Bulgarian Language - Alphabet

Alphabet

See also: Bulgarian Braille

In 886 AD, the Bulgarian Empire introduced the Glagolitic alphabet which was devised by the Saints Cyril and Methodius in the 850s. The Glagolitic alphabet was gradually superseded in later centuries by the Cyrillic script, developed around the Preslav Literary School, Bulgaria in the beginning of the 10th century.

Several Cyrillic alphabets with 28 to 44 letters were used in the beginning and the middle of the 19th century during the efforts on the codification of Modern Bulgarian until an alphabet with 32 letters, proposed by Marin Drinov, gained prominence in the 1870s. The alphabet of Marin Drinov was used until the orthographic reform of 1945 when the letters yat (Ѣ, ѣ, called "double e"), and yus (Ѫ, ѫ, called "big yus" or "ъ кръстато") were removed from the alphabet, reducing the number of letters to 30.

With the accession of Bulgaria to the European Union on January 1, 2007, Cyrillic became the third official alphabet of the EU.

The following table gives the letters of the Bulgarian alphabet, along with the IPA values for the sound of each letter:

Bulgarian alphabet ISO 9 Official transliteration IPA* Name of Letter English equivalent
А а A a A a /a/ or /ɐ/ a a as in "adorable"
Б б B b B b /b/ or /p/ бъ b as in "bug"
В в V v V v /v/ or /f/ въ v as in "vet"
Г г G g G g /ɡ/ or /k/ гъ g as in "god"
Д д D d D d /d/ or /t/ дъ d as in "dog"
Е е E e E e /ɛ/ е e as in "best"
Ж ж Ž ž Zh zh /ʒ/ or /ʃ/ жъ s as in "treasure"
З з Z z Z z /z/ or /s/ зъ z as in "zoo"
И и I i I i /i/ и i as in "igloo"
Й й J j Y y /j/ и кратко y as in "yes" or "yoyo"
К к K k K k /k/ or /g/ къ

c as in "cat"

Л л L l L l /l/ or /ɫ/ лъ

l as in "call" or "lend"

М м M m M m /m/ мъ m as in "man"
Н н N n N n /n/ нъ n as in "normal"
О о O o O o /ɔ/ or /o/ о o as in "order"
П п P p P p /p/ пъ p as in "pet"
Р р R r R r /r/ ръ r as in "restaurant"
С с S s S s /s/ or /z/ съ s as in "sound"
Т т T t T t /t/ or /d/ тъ t as in "top"
У у U u U u /u/ or /o/ y оо as in "tool"
Ф ф F f F f /f/ фъ f as in "food"
Х х H h H h /x/ хъ ch as in Scottish "loch"
Ц ц C c Ts ts /t͡s/ цъ ts as in "fits"
Ч ч Č č Ch ch /t͡ʃ/ чъ ch as in "chip"
Ш ш Š š Sh sh /ʃ/ шъ sh as in "shot"
Щ щ Št št1 Sht sht /ʃt/ щъ sht as in "shtick"
Ъ ъ Ă ă1 A a /ɤ/ or /ɐ/ ер голям u as in "turn"
Ь ь J j1 Y y /j/ or not pronounced ер малък soft sign: y as in canyon
Ю ю Ju ju1 Yu yu /ju/, /jo/, /u/ or /o/ ю u as in "menu"
Я я Ja ja1 Ya ya /ja/, /jɐ/, /a/ or /ɐ/ я ya as in "yarn"

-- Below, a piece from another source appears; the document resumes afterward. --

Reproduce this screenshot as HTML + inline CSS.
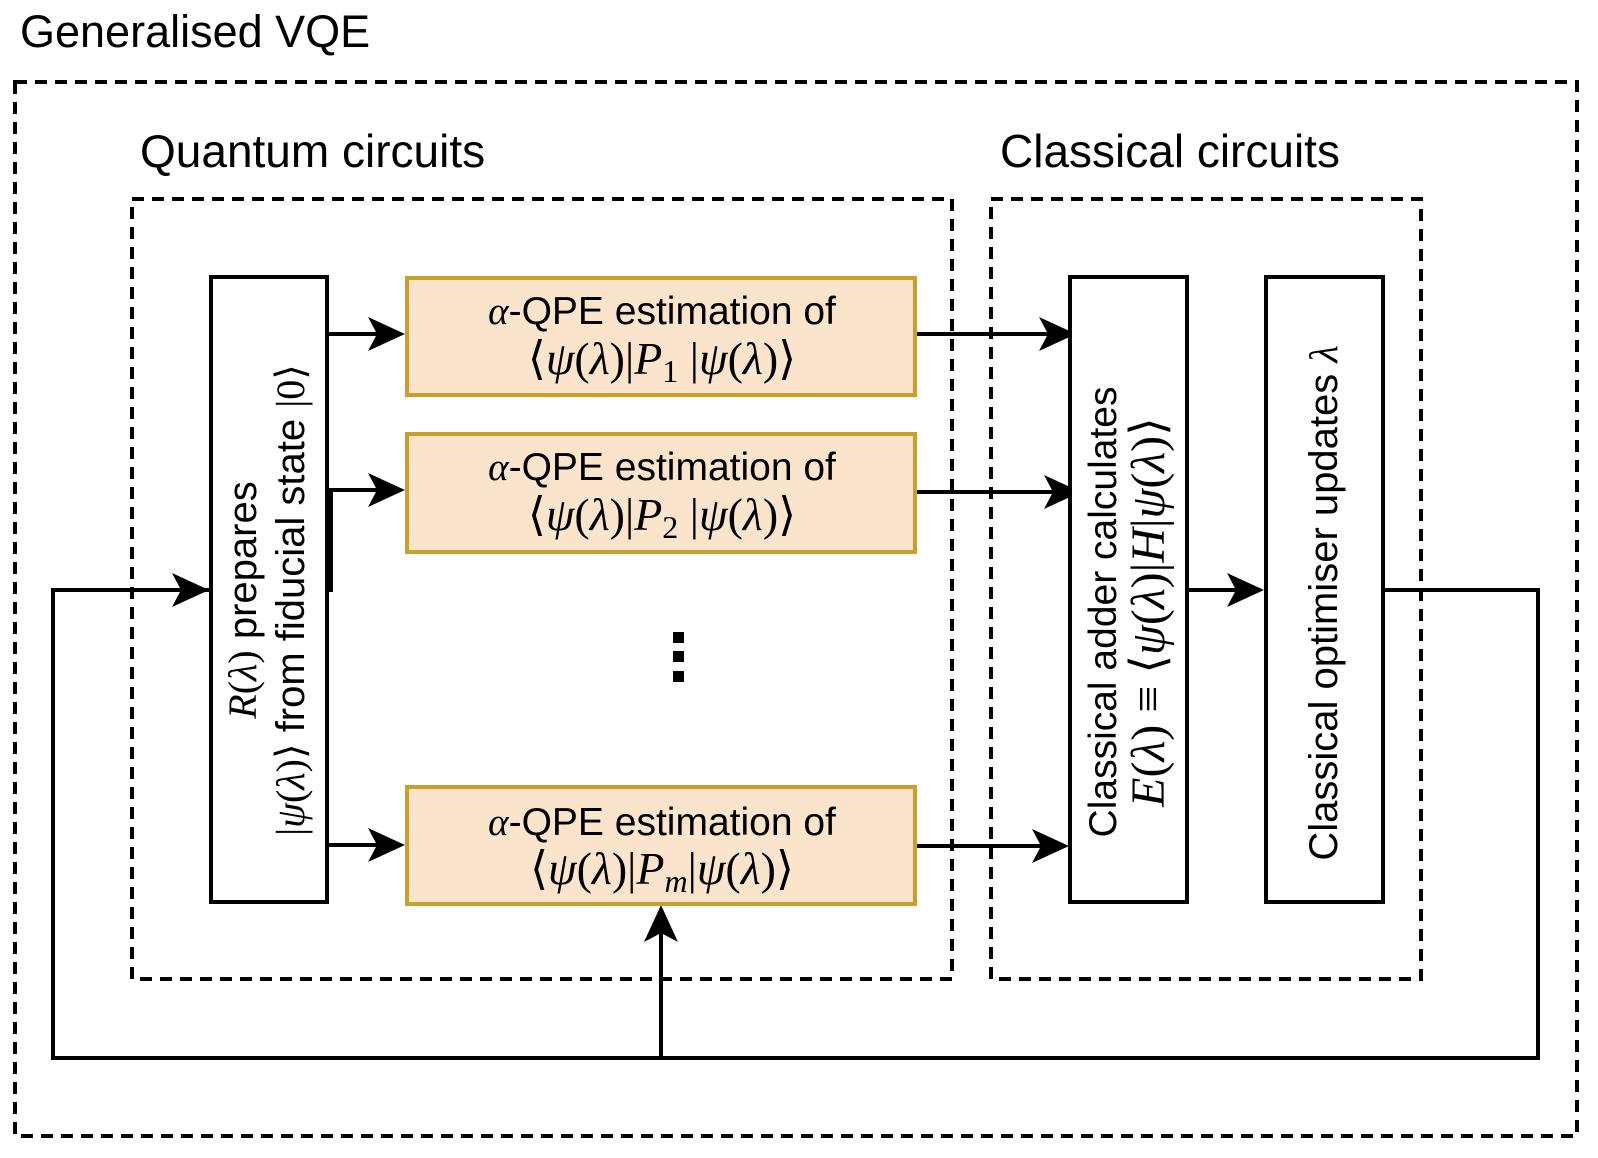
<!DOCTYPE html>
<html><head><meta charset="utf-8"><style>
html,body{margin:0;padding:0;background:#fff}
svg{display:block}
.s{font-family:"Liberation Sans",sans-serif}
.m{font-family:"Liberation Serif","DejaVu Serif",serif}
</style></head><body>
<svg width="1598" height="1158" viewBox="0 0 1598 1158" xmlns="http://www.w3.org/2000/svg">
<text x="20" y="47" class="s" font-size="45">Generalised VQE</text>
<rect x="15" y="82" width="1562" height="1054" fill="none" stroke="#000" stroke-width="4" stroke-dasharray="12 8"/>
<text x="140" y="167" class="s" font-size="46">Quantum circuits</text>
<text x="1000" y="167" class="s" font-size="46">Classical circuits</text>
<rect x="132" y="199" width="820" height="780" fill="none" stroke="#000" stroke-width="4" stroke-dasharray="12 8"/>
<rect x="991" y="199" width="430" height="780" fill="none" stroke="#000" stroke-width="4" stroke-dasharray="12 8"/>

<!-- loop -->
<polyline points="209,590 53,590 53,1058 1538,1058 1538,590 1385,590" fill="none" stroke="#000" stroke-width="4"/>
<line x1="661" y1="1058" x2="661" y2="915" stroke="#000" stroke-width="4"/>
<polygon points="661,905 644,942 661,933 678,942" fill="#000"/>
<polygon points="209,590 172,573 181,590 172,607" fill="#000"/>

<!-- R box -->
<rect x="211" y="277" width="116" height="625" fill="#fff" stroke="#000" stroke-width="4"/>
<g transform="translate(268,600) rotate(-90)">
<text x="0" y="-12" text-anchor="middle" font-size="40"><tspan class="m" font-style="italic">R</tspan><tspan class="m">(</tspan><tspan class="m" font-style="italic">λ</tspan><tspan class="m">)</tspan><tspan class="s"> prepares</tspan></text>
<text x="0" y="36" text-anchor="middle" font-size="40"><tspan class="m">|</tspan><tspan class="m" font-style="italic">ψ</tspan><tspan class="m">(</tspan><tspan class="m" font-style="italic">λ</tspan><tspan class="m">)⟩</tspan><tspan class="s"> from fiducial state </tspan><tspan class="m">|0⟩</tspan></text>
</g>

<!-- arrows R -> boxes -->
<line x1="329" y1="334" x2="395" y2="334" stroke="#000" stroke-width="4"/>
<polygon points="405,334 368,317 377,334 368,351" fill="#000"/>
<polyline points="331,592 331,490 395,490" fill="none" stroke="#000" stroke-width="4"/>
<polygon points="405,490 368,473 377,490 368,507" fill="#000"/>
<line x1="329" y1="845" x2="395" y2="845" stroke="#000" stroke-width="4"/>
<polygon points="405,845 368,828 377,845 368,862" fill="#000"/>

<!-- orange boxes -->
<g fill="#fae5cc" stroke="#cc9e2b" stroke-width="4">
<rect x="407" y="278" width="508" height="117"/>
<rect x="407" y="434" width="508" height="118"/>
<rect x="407" y="787" width="508" height="117"/>
</g>
<g text-anchor="middle">
<text x="662" y="324" font-size="39"><tspan class="m" font-style="italic">α</tspan><tspan class="s">-QPE estimation of</tspan></text>
<text x="662" y="374" class="m" font-size="46">⟨<tspan font-style="italic">ψ</tspan>(<tspan font-style="italic">λ</tspan>)|<tspan font-style="italic">P</tspan><tspan font-size="32" dy="8">1</tspan><tspan dy="-8"> |</tspan><tspan font-style="italic">ψ</tspan>(<tspan font-style="italic">λ</tspan>)⟩</text>
<text x="662" y="480" font-size="39"><tspan class="m" font-style="italic">α</tspan><tspan class="s">-QPE estimation of</tspan></text>
<text x="662" y="530" class="m" font-size="46">⟨<tspan font-style="italic">ψ</tspan>(<tspan font-style="italic">λ</tspan>)|<tspan font-style="italic">P</tspan><tspan font-size="32" dy="8">2</tspan><tspan dy="-8"> |</tspan><tspan font-style="italic">ψ</tspan>(<tspan font-style="italic">λ</tspan>)⟩</text>
<text x="662" y="835" font-size="39"><tspan class="m" font-style="italic">α</tspan><tspan class="s">-QPE estimation of</tspan></text>
<text x="662" y="884" class="m" font-size="46">⟨<tspan font-style="italic">ψ</tspan>(<tspan font-style="italic">λ</tspan>)|<tspan font-style="italic">P</tspan><tspan font-size="32" font-style="italic" dy="8">m</tspan><tspan dy="-8">|</tspan><tspan font-style="italic">ψ</tspan>(<tspan font-style="italic">λ</tspan>)⟩</text>
</g>

<!-- dots -->
<rect x="673" y="632" width="11" height="11" fill="#000"/>
<rect x="673" y="651" width="11" height="11" fill="#000"/>
<rect x="673" y="671" width="11" height="11" fill="#000"/>

<!-- arrows to adder -->
<line x1="917" y1="334" x2="1066" y2="334" stroke="#000" stroke-width="4"/>
<polygon points="1076,334 1039,317 1048,334 1039,351" fill="#000"/>
<line x1="917" y1="492" x2="1071" y2="492" stroke="#000" stroke-width="4"/>
<polygon points="1081,492 1044,475 1053,492 1044,509" fill="#000"/>
<line x1="917" y1="846" x2="1059" y2="846" stroke="#000" stroke-width="4"/>
<polygon points="1069,846 1032,829 1041,846 1032,863" fill="#000"/>

<!-- adder -->
<rect x="1070" y="277" width="117" height="625" fill="#fff" stroke="#000" stroke-width="4"/>
<g transform="translate(1128,612) rotate(-90)">
<text x="0" y="-12" text-anchor="middle" class="s" font-size="39">Classical adder calculates</text>
<text x="0" y="36" text-anchor="middle" class="m" font-size="48"><tspan font-style="italic">E</tspan>(<tspan font-style="italic">λ</tspan>) ≡ ⟨<tspan font-style="italic">ψ</tspan>(<tspan font-style="italic">λ</tspan>)|<tspan font-style="italic">H</tspan>|<tspan font-style="italic">ψ</tspan>(<tspan font-style="italic">λ</tspan>)⟩</text>
</g>
<!-- adder -> optimiser -->
<line x1="1189" y1="590" x2="1254" y2="590" stroke="#000" stroke-width="4"/>
<polygon points="1264,590 1227,573 1236,590 1227,607" fill="#000"/>

<!-- optimiser -->
<rect x="1266" y="277" width="117" height="625" fill="#fff" stroke="#000" stroke-width="4"/>
<g transform="translate(1337,603) rotate(-90)">
<text x="0" y="0" text-anchor="middle" font-size="40"><tspan class="s">Classical optimiser updates </tspan><tspan class="m" font-style="italic">λ</tspan></text>
</g>
</svg>
</body></html>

Most letters in the Bulgarian alphabet stand for just one specific sound. Three letters stand for the single expression of combinations of sounds, namely щ (sht), ю (yu), and я (ya). Two sounds do not correspond to separate letters, but are expressed as the combination of two letters, namely дж (/dʒ/) and дз (/dz/). The letter ь marks the softening (palatalization) of any consonant (besides ж, ч, and ш) before the letter о, while ю and я after consonants mark the palatalization of the preceding consonant in addition to representing the vowels /u/ and /a/. A letter that represents a voiced consonant can represent its voiceless counterpart and vice versa when adjacent to a voiceless or voiced consonant, respectively, or when a voiced consonant is syllable final, for example - вторник /ftornik/ - Tuesday, нож /nɔʃ/ - knife, сграда /zgradɐ/ - building, сватба /svadbɐ/ - wedding.

The names of most letters are simple representations of their phonetic values, with consonants being followed by /ɤ/ – thus the alphabet goes: /a/ – /bɤ/ – /vɤ/, etc. However, the name of the letter Й is "и-kratko" (short /i/), the name of Ъ is "er-golyam" (large Er), and the name of Ь is "er-malak" (small Er). People often refer to Ъ simply as /ɤ/.